Go through the data below and copy it exactly, skipping every picture.

Collected data -
+-------+

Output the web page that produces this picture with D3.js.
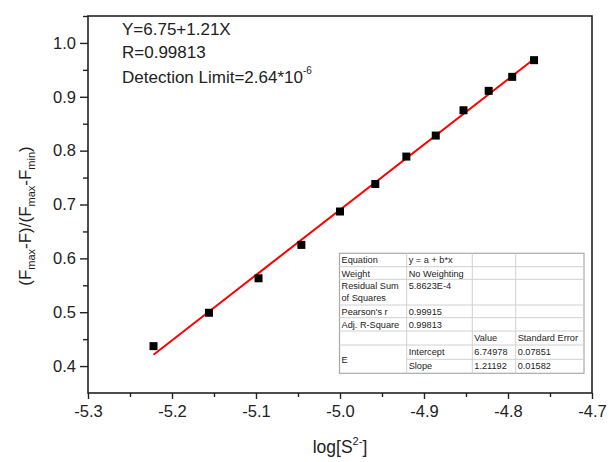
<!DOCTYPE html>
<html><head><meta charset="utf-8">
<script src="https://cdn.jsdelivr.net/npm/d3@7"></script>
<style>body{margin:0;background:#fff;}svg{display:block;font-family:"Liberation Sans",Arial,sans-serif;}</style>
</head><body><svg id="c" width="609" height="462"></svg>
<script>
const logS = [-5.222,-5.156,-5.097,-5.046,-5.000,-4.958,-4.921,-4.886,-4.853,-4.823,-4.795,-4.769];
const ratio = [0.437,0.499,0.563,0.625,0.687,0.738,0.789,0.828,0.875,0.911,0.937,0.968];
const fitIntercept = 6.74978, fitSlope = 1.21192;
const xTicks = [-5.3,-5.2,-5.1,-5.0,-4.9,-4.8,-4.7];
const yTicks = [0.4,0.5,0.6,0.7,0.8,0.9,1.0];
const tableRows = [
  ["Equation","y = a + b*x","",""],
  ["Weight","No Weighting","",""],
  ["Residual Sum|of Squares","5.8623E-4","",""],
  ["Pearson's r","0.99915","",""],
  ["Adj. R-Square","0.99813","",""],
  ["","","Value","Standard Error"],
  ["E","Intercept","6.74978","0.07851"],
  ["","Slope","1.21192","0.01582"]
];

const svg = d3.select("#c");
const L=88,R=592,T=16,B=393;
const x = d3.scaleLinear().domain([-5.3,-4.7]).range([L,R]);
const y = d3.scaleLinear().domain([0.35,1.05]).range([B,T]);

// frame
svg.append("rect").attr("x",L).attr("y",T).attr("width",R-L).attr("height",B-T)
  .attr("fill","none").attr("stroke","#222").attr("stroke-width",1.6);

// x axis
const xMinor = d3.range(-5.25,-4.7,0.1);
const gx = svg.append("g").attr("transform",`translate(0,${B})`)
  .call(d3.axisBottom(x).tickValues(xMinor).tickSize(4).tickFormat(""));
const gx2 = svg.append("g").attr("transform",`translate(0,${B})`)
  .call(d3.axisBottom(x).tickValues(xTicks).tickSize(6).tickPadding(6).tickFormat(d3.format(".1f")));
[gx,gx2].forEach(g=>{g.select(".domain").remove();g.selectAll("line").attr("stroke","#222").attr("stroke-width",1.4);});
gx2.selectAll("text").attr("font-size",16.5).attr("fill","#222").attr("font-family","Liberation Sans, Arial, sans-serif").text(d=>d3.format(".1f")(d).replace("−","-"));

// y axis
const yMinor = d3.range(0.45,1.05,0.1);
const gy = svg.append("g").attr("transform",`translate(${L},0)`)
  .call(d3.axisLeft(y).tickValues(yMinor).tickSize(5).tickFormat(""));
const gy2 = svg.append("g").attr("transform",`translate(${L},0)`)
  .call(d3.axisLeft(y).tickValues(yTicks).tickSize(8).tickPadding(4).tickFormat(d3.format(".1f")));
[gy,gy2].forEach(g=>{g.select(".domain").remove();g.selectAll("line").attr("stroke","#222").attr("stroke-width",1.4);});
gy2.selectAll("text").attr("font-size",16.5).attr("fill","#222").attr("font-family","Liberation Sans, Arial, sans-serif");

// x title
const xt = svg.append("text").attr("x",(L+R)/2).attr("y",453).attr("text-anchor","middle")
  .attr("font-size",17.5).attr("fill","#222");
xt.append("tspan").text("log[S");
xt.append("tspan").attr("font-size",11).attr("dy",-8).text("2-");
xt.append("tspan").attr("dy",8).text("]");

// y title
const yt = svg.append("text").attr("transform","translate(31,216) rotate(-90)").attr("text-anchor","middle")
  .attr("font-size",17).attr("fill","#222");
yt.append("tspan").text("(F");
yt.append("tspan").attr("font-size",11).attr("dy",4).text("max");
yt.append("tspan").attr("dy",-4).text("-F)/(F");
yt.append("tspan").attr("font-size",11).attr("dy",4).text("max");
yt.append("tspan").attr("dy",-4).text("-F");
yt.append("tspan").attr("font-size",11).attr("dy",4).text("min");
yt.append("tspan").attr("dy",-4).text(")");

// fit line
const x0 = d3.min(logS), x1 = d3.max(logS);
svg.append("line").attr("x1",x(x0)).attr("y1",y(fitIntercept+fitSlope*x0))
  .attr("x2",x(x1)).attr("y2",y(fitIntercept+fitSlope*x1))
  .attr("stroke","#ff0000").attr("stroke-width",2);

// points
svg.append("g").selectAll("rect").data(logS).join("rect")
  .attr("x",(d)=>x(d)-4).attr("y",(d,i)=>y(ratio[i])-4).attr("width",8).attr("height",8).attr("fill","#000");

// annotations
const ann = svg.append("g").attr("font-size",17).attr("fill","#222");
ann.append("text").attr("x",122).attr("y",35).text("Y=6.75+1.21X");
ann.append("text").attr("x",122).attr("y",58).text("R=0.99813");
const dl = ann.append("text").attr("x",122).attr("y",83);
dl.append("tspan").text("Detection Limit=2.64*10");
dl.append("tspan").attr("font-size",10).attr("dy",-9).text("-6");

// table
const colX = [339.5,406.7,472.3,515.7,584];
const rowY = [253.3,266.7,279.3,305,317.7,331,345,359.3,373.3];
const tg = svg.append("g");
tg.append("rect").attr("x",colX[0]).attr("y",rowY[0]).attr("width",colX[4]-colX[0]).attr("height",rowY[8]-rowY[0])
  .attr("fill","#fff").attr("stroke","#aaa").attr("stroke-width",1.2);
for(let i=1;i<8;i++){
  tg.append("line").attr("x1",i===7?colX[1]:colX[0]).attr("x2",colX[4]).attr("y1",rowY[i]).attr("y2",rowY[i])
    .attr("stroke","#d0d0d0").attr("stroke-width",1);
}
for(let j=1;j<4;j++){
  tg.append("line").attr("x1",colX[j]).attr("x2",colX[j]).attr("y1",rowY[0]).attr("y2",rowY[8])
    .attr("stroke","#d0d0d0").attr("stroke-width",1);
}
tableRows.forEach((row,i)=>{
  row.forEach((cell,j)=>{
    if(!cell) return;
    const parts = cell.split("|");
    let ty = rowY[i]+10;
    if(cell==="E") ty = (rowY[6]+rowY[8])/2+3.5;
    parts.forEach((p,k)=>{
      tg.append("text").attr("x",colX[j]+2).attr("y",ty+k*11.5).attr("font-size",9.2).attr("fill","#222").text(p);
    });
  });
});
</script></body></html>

+-------+

Output below -
Output the web page that produces this picture with D3.js.
<!DOCTYPE html>
<html><head><meta charset="utf-8">
<script src="https://cdn.jsdelivr.net/npm/d3@7"></script>
<style>body{margin:0;background:#fff;}svg{display:block;font-family:"Liberation Sans",Arial,sans-serif;}</style>
</head><body><svg id="c" width="609" height="462"></svg>
<script>
const logS = [-5.222,-5.156,-5.097,-5.046,-5.000,-4.958,-4.921,-4.886,-4.853,-4.823,-4.795,-4.769];
const ratio = [0.437,0.499,0.563,0.625,0.687,0.738,0.789,0.828,0.875,0.911,0.937,0.968];
const fitIntercept = 6.74978, fitSlope = 1.21192;
const xTicks = [-5.3,-5.2,-5.1,-5.0,-4.9,-4.8,-4.7];
const yTicks = [0.4,0.5,0.6,0.7,0.8,0.9,1.0];
const tableRows = [
  ["Equation","y = a + b*x","",""],
  ["Weight","No Weighting","",""],
  ["Residual Sum|of Squares","5.8623E-4","",""],
  ["Pearson's r","0.99915","",""],
  ["Adj. R-Square","0.99813","",""],
  ["","","Value","Standard Error"],
  ["E","Intercept","6.74978","0.07851"],
  ["","Slope","1.21192","0.01582"]
];

const svg = d3.select("#c");
const L=88,R=592,T=16,B=393;
const x = d3.scaleLinear().domain([-5.3,-4.7]).range([L,R]);
const y = d3.scaleLinear().domain([0.35,1.05]).range([B,T]);

// frame
svg.append("rect").attr("x",L).attr("y",T).attr("width",R-L).attr("height",B-T)
  .attr("fill","none").attr("stroke","#222").attr("stroke-width",1.6);

// x axis
const xMinor = d3.range(-5.25,-4.7,0.1);
const gx = svg.append("g").attr("transform",`translate(0,${B})`)
  .call(d3.axisBottom(x).tickValues(xMinor).tickSize(4).tickFormat(""));
const gx2 = svg.append("g").attr("transform",`translate(0,${B})`)
  .call(d3.axisBottom(x).tickValues(xTicks).tickSize(6).tickPadding(6).tickFormat(d3.format(".1f")));
[gx,gx2].forEach(g=>{g.select(".domain").remove();g.selectAll("line").attr("stroke","#222").attr("stroke-width",1.4);});
gx2.selectAll("text").attr("font-size",16.5).attr("fill","#222").attr("font-family","Liberation Sans, Arial, sans-serif").text(d=>d3.format(".1f")(d).replace("−","-"));

// y axis
const yMinor = d3.range(0.45,1.05,0.1);
const gy = svg.append("g").attr("transform",`translate(${L},0)`)
  .call(d3.axisLeft(y).tickValues(yMinor).tickSize(5).tickFormat(""));
const gy2 = svg.append("g").attr("transform",`translate(${L},0)`)
  .call(d3.axisLeft(y).tickValues(yTicks).tickSize(8).tickPadding(4).tickFormat(d3.format(".1f")));
[gy,gy2].forEach(g=>{g.select(".domain").remove();g.selectAll("line").attr("stroke","#222").attr("stroke-width",1.4);});
gy2.selectAll("text").attr("font-size",16.5).attr("fill","#222").attr("font-family","Liberation Sans, Arial, sans-serif");

// x title
const xt = svg.append("text").attr("x",(L+R)/2).attr("y",453).attr("text-anchor","middle")
  .attr("font-size",17.5).attr("fill","#222");
xt.append("tspan").text("log[S");
xt.append("tspan").attr("font-size",11).attr("dy",-8).text("2-");
xt.append("tspan").attr("dy",8).text("]");

// y title
const yt = svg.append("text").attr("transform","translate(31,216) rotate(-90)").attr("text-anchor","middle")
  .attr("font-size",17).attr("fill","#222");
yt.append("tspan").text("(F");
yt.append("tspan").attr("font-size",11).attr("dy",4).text("max");
yt.append("tspan").attr("dy",-4).text("-F)/(F");
yt.append("tspan").attr("font-size",11).attr("dy",4).text("max");
yt.append("tspan").attr("dy",-4).text("-F");
yt.append("tspan").attr("font-size",11).attr("dy",4).text("min");
yt.append("tspan").attr("dy",-4).text(")");

// fit line
const x0 = d3.min(logS), x1 = d3.max(logS);
svg.append("line").attr("x1",x(x0)).attr("y1",y(fitIntercept+fitSlope*x0))
  .attr("x2",x(x1)).attr("y2",y(fitIntercept+fitSlope*x1))
  .attr("stroke","#ff0000").attr("stroke-width",2);

// points
svg.append("g").selectAll("rect").data(logS).join("rect")
  .attr("x",(d)=>x(d)-4).attr("y",(d,i)=>y(ratio[i])-4).attr("width",8).attr("height",8).attr("fill","#000");

// annotations
const ann = svg.append("g").attr("font-size",17).attr("fill","#222");
ann.append("text").attr("x",122).attr("y",35).text("Y=6.75+1.21X");
ann.append("text").attr("x",122).attr("y",58).text("R=0.99813");
const dl = ann.append("text").attr("x",122).attr("y",83);
dl.append("tspan").text("Detection Limit=2.64*10");
dl.append("tspan").attr("font-size",10).attr("dy",-9).text("-6");

// table
const colX = [339.5,406.7,472.3,515.7,584];
const rowY = [253.3,266.7,279.3,305,317.7,331,345,359.3,373.3];
const tg = svg.append("g");
tg.append("rect").attr("x",colX[0]).attr("y",rowY[0]).attr("width",colX[4]-colX[0]).attr("height",rowY[8]-rowY[0])
  .attr("fill","#fff").attr("stroke","#aaa").attr("stroke-width",1.2);
for(let i=1;i<8;i++){
  tg.append("line").attr("x1",i===7?colX[1]:colX[0]).attr("x2",colX[4]).attr("y1",rowY[i]).attr("y2",rowY[i])
    .attr("stroke","#d0d0d0").attr("stroke-width",1);
}
for(let j=1;j<4;j++){
  tg.append("line").attr("x1",colX[j]).attr("x2",colX[j]).attr("y1",rowY[0]).attr("y2",rowY[8])
    .attr("stroke","#d0d0d0").attr("stroke-width",1);
}
tableRows.forEach((row,i)=>{
  row.forEach((cell,j)=>{
    if(!cell) return;
    const parts = cell.split("|");
    let ty = rowY[i]+10;
    if(cell==="E") ty = (rowY[6]+rowY[8])/2+3.5;
    parts.forEach((p,k)=>{
      tg.append("text").attr("x",colX[j]+2).attr("y",ty+k*11.5).attr("font-size",9.2).attr("fill","#222").text(p);
    });
  });
});
</script></body></html>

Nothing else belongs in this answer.